Free Online Math Calculator and Converter

^^^ you can get into a lot of trouble here ... I don't think their 'taper" calculator was made by or for machinists (cough cough).

I dunno man I'm wondering where the sticks / monkey / banana guy is ?

Later,

Peace
 
Thermite,
All this started when I was thinking about converting a solid casting L1 chuck to D1-8.
I've not seen an adapter available, and not sure if I could convert one, to screw onto the existing thread.
Just "chasing this rabbit" a little. No decisions made yet.
Thanks, to all, for input.
Bob
 
Thermite, Thanks again for your input.

IMG_3343.jpg


I thought about machining the back face flat, but the boss for the L1 taper is very small. From the back, I have nothing to bolt to, unless I bolt straight through to the front. I guess I could use 8 bolts, one either side of the Tee slots, but there's not much support.
Bob
 
Every taper I turn with the compound is precise, precisely the wrong angle so don’t feel bad!,
Thermite nailed it
Mark
 
Making a male taper between centers easier (IMO) because one can pull the part and bench check it. Making it longer would make checking better to insure better accuracy. If it was made 1 1/2" (or 2") long then it could be checked by pulling a 1" 123 block from the checking station, and easier rough checking on the lathe with a caliper. If a male taper was made it might be used as a lapping device to work in the last .001 or so of the female taper. Yes, checked in a sine plate would be best.

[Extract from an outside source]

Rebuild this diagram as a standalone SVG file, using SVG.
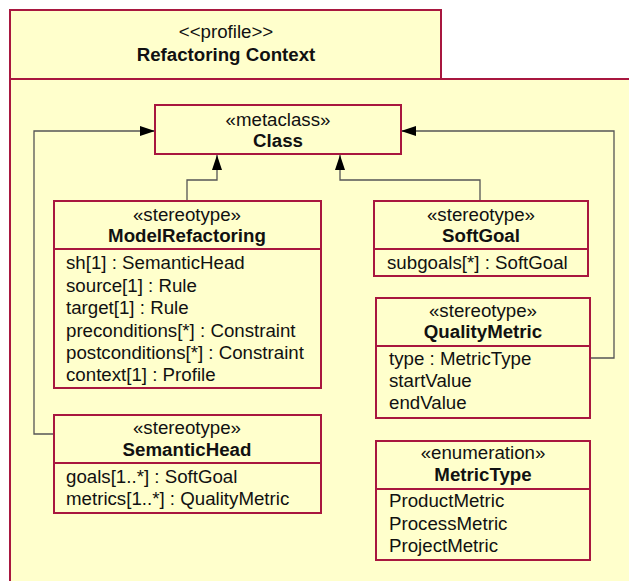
<svg xmlns="http://www.w3.org/2000/svg" width="629" height="581" viewBox="0 0 629 581">
<style>
.box{fill:#FFFFCC;stroke:#A8173F;stroke-width:2}
.div{stroke:#A8173F;stroke-width:2}
text{font-family:"Liberation Sans",Arial,sans-serif;font-size:18.7px;fill:#111}
.c{text-anchor:middle}
.b{font-weight:bold}
.conn{fill:none;stroke:#555;stroke-width:1.3}
</style>
<defs>
<marker id="ah" markerWidth="16" markerHeight="12" refX="15" refY="5.5" orient="auto" markerUnits="userSpaceOnUse">
<path d="M0,0.5 L15,5.5 L0,10.5 Z" fill="#000"/>
</marker>
</defs>
<rect width="629" height="581" fill="#FFFFFF"/>
<g id="profile">
<rect class="box" x="10" y="79" width="640" height="520"/>
<rect class="box" x="10" y="10" width="431" height="69"/>
<text class="c" x="226" y="38">&lt;&lt;profile&gt;&gt;</text>
<text class="c b" x="226" y="61">Refactoring Context</text>
</g>
<g id="connectors">
<path class="conn" d="M54,434 H34 V131 H155" marker-end="url(#ah)"/>
<path class="conn" d="M590,358 H614 V131 H401" marker-end="url(#ah)"/>
<path class="conn" d="M187,201 V180 H217 V155" marker-end="url(#ah)"/>
<path class="conn" d="M480,201 V180 H340 V155" marker-end="url(#ah)"/>
</g>
<g id="Class">
<rect class="box" x="155" y="105" width="246" height="49"/>
<text class="c" x="278" y="126">«metaclass»</text>
<text class="c b" x="278" y="147">Class</text>
</g>
<g id="ModelRefactoring">
<rect class="box" x="54" y="201" width="267" height="187"/>
<line class="div" x1="54" y1="249" x2="321" y2="249"/>
<text class="c" x="187" y="221">«stereotype»</text>
<text class="c b" x="187" y="242">ModelRefactoring</text>
<text x="66" y="269">sh[1] : SemanticHead</text>
<text x="66" y="292">source[1] : Rule</text>
<text x="66" y="314">target[1] : Rule</text>
<text x="66" y="337">preconditions[*] : Constraint</text>
<text x="66" y="359">postconditions[*] : Constraint</text>
<text x="66" y="381">context[1] : Profile</text>
</g>
<g id="SoftGoal">
<rect class="box" x="374" y="201" width="214" height="75"/>
<line class="div" x1="374" y1="249" x2="588" y2="249"/>
<text class="c" x="481" y="221">«stereotype»</text>
<text class="c b" x="481" y="242">SoftGoal</text>
<text x="387" y="269">subgoals[*] : SoftGoal</text>
</g>
<g id="QualityMetric">
<rect class="box" x="376" y="298" width="214" height="120"/>
<line class="div" x1="376" y1="346" x2="590" y2="346"/>
<text class="c" x="483" y="317">«stereotype»</text>
<text class="c b" x="483" y="338">QualityMetric</text>
<text x="389" y="365">type : MetricType</text>
<text x="389" y="387">startValue</text>
<text x="389" y="409">endValue</text>
</g>
<g id="SemanticHead">
<rect class="box" x="54" y="415" width="267" height="98"/>
<line class="div" x1="54" y1="463" x2="321" y2="463"/>
<text class="c" x="187" y="434">«stereotype»</text>
<text class="c b" x="187" y="456">SemanticHead</text>
<text x="66" y="483">goals[1..*] : SoftGoal</text>
<text x="66" y="505">metrics[1..*] : QualityMetric</text>
</g>
<g id="MetricType">
<rect class="box" x="376" y="441" width="214" height="119"/>
<line class="div" x1="376" y1="489" x2="590" y2="489"/>
<text class="c" x="483" y="459">«enumeration»</text>
<text class="c b" x="483" y="481">MetricType</text>
<text x="389" y="507">ProductMetric</text>
<text x="389" y="530">ProcessMetric</text>
<text x="389" y="552">ProjectMetric</text>
</g>
</svg>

I have never done, so just thinking out loud.

Having a gauge/lapping device like this one could put a center in a drill or mill and set that center in the lapper's big end and so have the out end stabilized dead over center.

At the very least just use the male taper for a gauge with not any lapping with it.
 
Thanks for all the input.
Just to recap, I'm thinking of converting a big 4 jaw with an L1 taper, to go on a D1-8 spindle using an adapter.
If you look at the photo above of the back of the chuck, there's not enough material in the original casting to remove the L1 taper, and start with a flat back.
Hence the notion of making an adapter that would screw onto the L1, then machine that to the D1-8 taper, and add locking pins.
One point that has me concerned is how I would center the adapter on the L1 threads.
It would be quite difficult to turn the L1 threads.
It would also be quite, maybe very, difficult to turn the D1 taper, in conjunction with the mating D1-8 face.
Overall a very difficult project.
I have just picked up me a "new to me" lathe, and it includes a 15" 4 jaw, as well as a 12" 6 jaw. (D1-8).
So I will stick with this for now, and maybe try to sell my Italian 18" 4 jaw (L1), in very good condition.
Thanks again for all the excellent input.